Requirement
Your task is to copy the listing exactly. Drop any pictures from the copy.

+++++

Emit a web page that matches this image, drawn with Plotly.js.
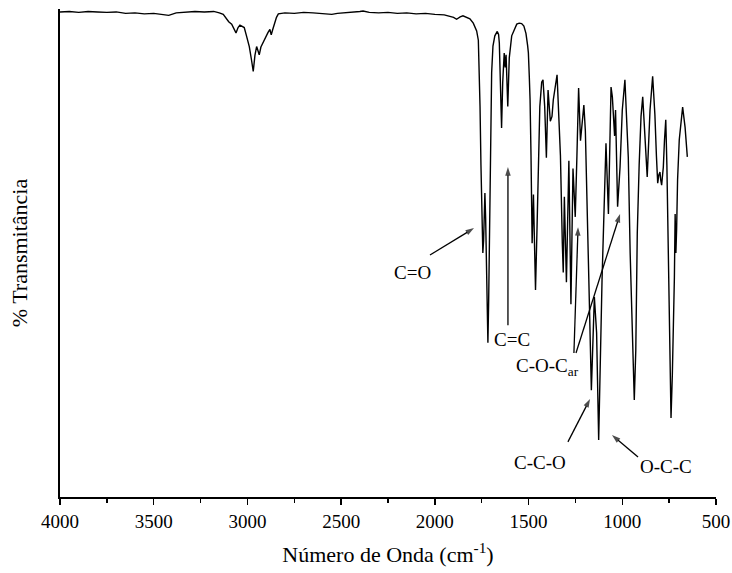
<!DOCTYPE html>
<html>
<head>
<meta charset="utf-8">
<script src="https://cdn.plot.ly/plotly-3.0.1.min.js"></script>
<style>html,body{margin:0;padding:0;background:#fff}#chart{width:732px;height:573px}</style>
</head>
<body>
<div id="chart"></div>
<script>
// Wavenumber (cm-1), descending
const waveNumber = [
4000,3950,3900,3850,3800,3750,3700,3650,3600,3550,3500,3450,3420,3380,3330,3280,3230,3180,3150,3129,
3100,3084,3061,3050,3040,3028,3017,3005,2990,2978,2969,2960,2951,2944,2937,2928,2919,2901,2890,2880,
2873,2865,2858,2845,2835,2800,2750,2700,2650,2600,2550,2520,2480,2440,2400,2383,2350,2300,2250,2200,
2150,2100,2050,2000,1950,1920,1900,1884,1865,1850,1830,1813,1795,1785,1777,1768,1763,1759,1754,1748,
1744,1740,1736,1733,1729,1725,1720,1717,1713,1709,1705,1700,1697,1690,1680,1667,1660,1656,1650,1644,
1638,1630,1625,1620,1611,1603,1590,1581,1563,1550,1537,1525,1514,1505,1501,1496,1492,1487,1481,1474,
1463,1455,1448,1440,1430,1423,1414,1405,1396,1384,1375,1368,1348,1340,1330,1320,1315,1309,1298,1285,
1274,1263,1251,1242,1233,1223,1205,1197,1190,1182,1176,1165,1149,1137,1126,1108,1087,1074,1060,1053,
1046,1041,1036,1030,1025,1012,1000,986,968,958,950,936,928,920,910,900,891,879,867,860,
852,838,826,818,811,805,799,795,790,785,781,775,768,762,758,749,740,733,728,722,
718,714,710,705,696,678,665,653
];
// % Transmittance (arbitrary units)
const transmittance = [
99.4,99.5,99.3,99.5,99.4,99.3,99.4,99.1,99.2,99.0,99.1,98.8,98.7,99.2,99.3,99.5,99.4,99.5,99.2,98.9,
97.4,96.9,95.1,96.2,96.7,96.5,96.2,94.5,92.3,89.5,87.2,90.5,92.3,91.5,90.6,92.2,93.0,94.3,95.2,95.8,
94.7,95.8,96.7,98.3,99.0,99.2,99.1,99.3,99.2,99.0,98.9,99.1,99.2,99.4,99.5,99.6,99.3,99.2,99.3,99.1,
99.2,99.0,99.1,98.9,98.8,98.5,98.3,97.9,98.4,98.6,98.3,98.0,97.1,96.3,95.5,93.6,88.0,80.0,68.0,54.0,
50.0,52.5,58.0,62.3,57.0,48.0,38.0,31.6,40.0,55.0,71.0,82.0,87.0,92.4,94.5,95.4,94.8,93.0,86.0,75.6,
85.0,91.0,88.0,90.6,80.0,90.0,94.5,95.2,96.9,97.1,97.0,96.5,95.0,92.5,91.0,86.0,81.4,70.0,52.0,62.0,
42.4,55.0,67.6,80.0,85.0,85.5,80.0,69.5,83.4,77.0,78.0,81.4,86.5,80.0,70.0,52.0,46.0,61.5,44.0,68.9,
39.5,67.3,57.4,70.0,83.8,73.0,80.3,75.0,62.0,45.0,40.4,21.9,41.0,33.6,11.7,44.5,72.5,58.0,84.0,82.0,
76.0,74.0,79.3,70.0,59.5,67.6,79.3,85.5,69.7,50.0,36.9,19.9,30.0,54.1,68.0,78.0,82.0,74.8,65.6,72.0,
79.3,86.2,78.3,70.0,64.3,66.0,66.6,65.0,63.9,66.0,67.6,73.0,77.3,68.0,58.8,33.6,16.2,25.0,33.6,45.0,
58.0,50.0,55.0,65.0,73.2,79.9,75.8,69.7
];
// x-axis ticks
const tickValues = [4000,3500,3000,2500,2000,1500,1000,500];
const tickLabels = ["4000","3500","3000","2500","2000","1500","1000","500"];

// Band labels: text position and arrow (tail -> head), in data units
const bandLabels = ["C=O","C=C","C-O-C<sub>ar</sub>","C-C-O","O-C-C"];
const labelX = [2117,1588,1578,1439,768];
const labelY = [46.1,32.2,26.6,7.0,6.2];
const labelAnchor = ["center","center","left","center","center"];
const arrowTailX = [2026,1610,1258,1247,1290,916];
const arrowTailY = [49.6,35.2,29.5,29.5,11.3,8.2];
const arrowHeadX = [1791,1610,1236,1012,1172,1055];
const arrowHeadY = [55.1,67.6,55.3,58.0,20.1,12.7];

const serif = "Liberation Serif";

const annotations = bandLabels.map((t,i)=>({x:labelX[i], y:labelY[i], xref:'x', yref:'y', text:t, showarrow:false,
    xanchor:labelAnchor[i], yanchor:'middle', font:{family:serif,size:19,color:'#000'}}));

const traces = [{x:waveNumber, y:transmittance, type:'scatter', mode:'lines',
  line:{color:'#000', width:1.4}, hoverinfo:'skip'}];

arrowTailX.forEach((tx,i)=>{
  traces.push({x:[tx, arrowHeadX[i]], y:[arrowTailY[i], arrowHeadY[i]], type:'scatter', mode:'lines+markers',
    line:{color:'#000', width:1.3}, hoverinfo:'skip',
    marker:{symbol:'arrow', angleref:'previous', size:[0,9], color:'#000', line:{width:0}}});
});

const layout = {
  width:732, height:573,
  margin:{l:60, r:16, t:9, b:76},
  paper_bgcolor:'#fff', plot_bgcolor:'#fff',
  font:{family:serif, color:'#000'},
  showlegend:false,
  xaxis:{range:[4000,500], tickvals:tickValues, ticktext:tickLabels,
    showgrid:false, zeroline:false, showline:true, linecolor:'#000', linewidth:1.8,
    ticks:'outside', ticklen:6, tickwidth:1.5, tickcolor:'#000',
    minor:{tickvals:[3750,3250,2750,2250,1750,1250,750], ticks:'outside', ticklen:4, tickwidth:1.3, tickcolor:'#000', showgrid:false},
    tickfont:{family:serif, size:19, color:'#000'},
    title:{text:'Número de Onda (cm<sup>-1</sup>)', font:{family:serif,size:22,color:'#000'}, standoff:16}},
  yaxis:{range:[0,100], showgrid:false, zeroline:false, showline:true, linecolor:'#000', linewidth:1.8,
    ticks:'', showticklabels:false,
    title:{text:'% Transmitância', font:{family:serif,size:22,color:'#000'}, standoff:24}},
  annotations:annotations
};
Plotly.newPlot('chart',traces,layout,{staticPlot:true, displayModeBar:false});
</script>
</body>
</html>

+++++

Task result
Emit a web page that matches this image, drawn with Plotly.js.
<!DOCTYPE html>
<html>
<head>
<meta charset="utf-8">
<script src="https://cdn.plot.ly/plotly-3.0.1.min.js"></script>
<style>html,body{margin:0;padding:0;background:#fff}#chart{width:732px;height:573px}</style>
</head>
<body>
<div id="chart"></div>
<script>
// Wavenumber (cm-1), descending
const waveNumber = [
4000,3950,3900,3850,3800,3750,3700,3650,3600,3550,3500,3450,3420,3380,3330,3280,3230,3180,3150,3129,
3100,3084,3061,3050,3040,3028,3017,3005,2990,2978,2969,2960,2951,2944,2937,2928,2919,2901,2890,2880,
2873,2865,2858,2845,2835,2800,2750,2700,2650,2600,2550,2520,2480,2440,2400,2383,2350,2300,2250,2200,
2150,2100,2050,2000,1950,1920,1900,1884,1865,1850,1830,1813,1795,1785,1777,1768,1763,1759,1754,1748,
1744,1740,1736,1733,1729,1725,1720,1717,1713,1709,1705,1700,1697,1690,1680,1667,1660,1656,1650,1644,
1638,1630,1625,1620,1611,1603,1590,1581,1563,1550,1537,1525,1514,1505,1501,1496,1492,1487,1481,1474,
1463,1455,1448,1440,1430,1423,1414,1405,1396,1384,1375,1368,1348,1340,1330,1320,1315,1309,1298,1285,
1274,1263,1251,1242,1233,1223,1205,1197,1190,1182,1176,1165,1149,1137,1126,1108,1087,1074,1060,1053,
1046,1041,1036,1030,1025,1012,1000,986,968,958,950,936,928,920,910,900,891,879,867,860,
852,838,826,818,811,805,799,795,790,785,781,775,768,762,758,749,740,733,728,722,
718,714,710,705,696,678,665,653
];
// % Transmittance (arbitrary units)
const transmittance = [
99.4,99.5,99.3,99.5,99.4,99.3,99.4,99.1,99.2,99.0,99.1,98.8,98.7,99.2,99.3,99.5,99.4,99.5,99.2,98.9,
97.4,96.9,95.1,96.2,96.7,96.5,96.2,94.5,92.3,89.5,87.2,90.5,92.3,91.5,90.6,92.2,93.0,94.3,95.2,95.8,
94.7,95.8,96.7,98.3,99.0,99.2,99.1,99.3,99.2,99.0,98.9,99.1,99.2,99.4,99.5,99.6,99.3,99.2,99.3,99.1,
99.2,99.0,99.1,98.9,98.8,98.5,98.3,97.9,98.4,98.6,98.3,98.0,97.1,96.3,95.5,93.6,88.0,80.0,68.0,54.0,
50.0,52.5,58.0,62.3,57.0,48.0,38.0,31.6,40.0,55.0,71.0,82.0,87.0,92.4,94.5,95.4,94.8,93.0,86.0,75.6,
85.0,91.0,88.0,90.6,80.0,90.0,94.5,95.2,96.9,97.1,97.0,96.5,95.0,92.5,91.0,86.0,81.4,70.0,52.0,62.0,
42.4,55.0,67.6,80.0,85.0,85.5,80.0,69.5,83.4,77.0,78.0,81.4,86.5,80.0,70.0,52.0,46.0,61.5,44.0,68.9,
39.5,67.3,57.4,70.0,83.8,73.0,80.3,75.0,62.0,45.0,40.4,21.9,41.0,33.6,11.7,44.5,72.5,58.0,84.0,82.0,
76.0,74.0,79.3,70.0,59.5,67.6,79.3,85.5,69.7,50.0,36.9,19.9,30.0,54.1,68.0,78.0,82.0,74.8,65.6,72.0,
79.3,86.2,78.3,70.0,64.3,66.0,66.6,65.0,63.9,66.0,67.6,73.0,77.3,68.0,58.8,33.6,16.2,25.0,33.6,45.0,
58.0,50.0,55.0,65.0,73.2,79.9,75.8,69.7
];
// x-axis ticks
const tickValues = [4000,3500,3000,2500,2000,1500,1000,500];
const tickLabels = ["4000","3500","3000","2500","2000","1500","1000","500"];

// Band labels: text position and arrow (tail -> head), in data units
const bandLabels = ["C=O","C=C","C-O-C<sub>ar</sub>","C-C-O","O-C-C"];
const labelX = [2117,1588,1578,1439,768];
const labelY = [46.1,32.2,26.6,7.0,6.2];
const labelAnchor = ["center","center","left","center","center"];
const arrowTailX = [2026,1610,1258,1247,1290,916];
const arrowTailY = [49.6,35.2,29.5,29.5,11.3,8.2];
const arrowHeadX = [1791,1610,1236,1012,1172,1055];
const arrowHeadY = [55.1,67.6,55.3,58.0,20.1,12.7];

const serif = "Liberation Serif";

const annotations = bandLabels.map((t,i)=>({x:labelX[i], y:labelY[i], xref:'x', yref:'y', text:t, showarrow:false,
    xanchor:labelAnchor[i], yanchor:'middle', font:{family:serif,size:19,color:'#000'}}));

const traces = [{x:waveNumber, y:transmittance, type:'scatter', mode:'lines',
  line:{color:'#000', width:1.4}, hoverinfo:'skip'}];

arrowTailX.forEach((tx,i)=>{
  traces.push({x:[tx, arrowHeadX[i]], y:[arrowTailY[i], arrowHeadY[i]], type:'scatter', mode:'lines+markers',
    line:{color:'#000', width:1.3}, hoverinfo:'skip',
    marker:{symbol:'arrow', angleref:'previous', size:[0,9], color:'#000', line:{width:0}}});
});

const layout = {
  width:732, height:573,
  margin:{l:60, r:16, t:9, b:76},
  paper_bgcolor:'#fff', plot_bgcolor:'#fff',
  font:{family:serif, color:'#000'},
  showlegend:false,
  xaxis:{range:[4000,500], tickvals:tickValues, ticktext:tickLabels,
    showgrid:false, zeroline:false, showline:true, linecolor:'#000', linewidth:1.8,
    ticks:'outside', ticklen:6, tickwidth:1.5, tickcolor:'#000',
    minor:{tickvals:[3750,3250,2750,2250,1750,1250,750], ticks:'outside', ticklen:4, tickwidth:1.3, tickcolor:'#000', showgrid:false},
    tickfont:{family:serif, size:19, color:'#000'},
    title:{text:'Número de Onda (cm<sup>-1</sup>)', font:{family:serif,size:22,color:'#000'}, standoff:16}},
  yaxis:{range:[0,100], showgrid:false, zeroline:false, showline:true, linecolor:'#000', linewidth:1.8,
    ticks:'', showticklabels:false,
    title:{text:'% Transmitância', font:{family:serif,size:22,color:'#000'}, standoff:24}},
  annotations:annotations
};
Plotly.newPlot('chart',traces,layout,{staticPlot:true, displayModeBar:false});
</script>
</body>
</html>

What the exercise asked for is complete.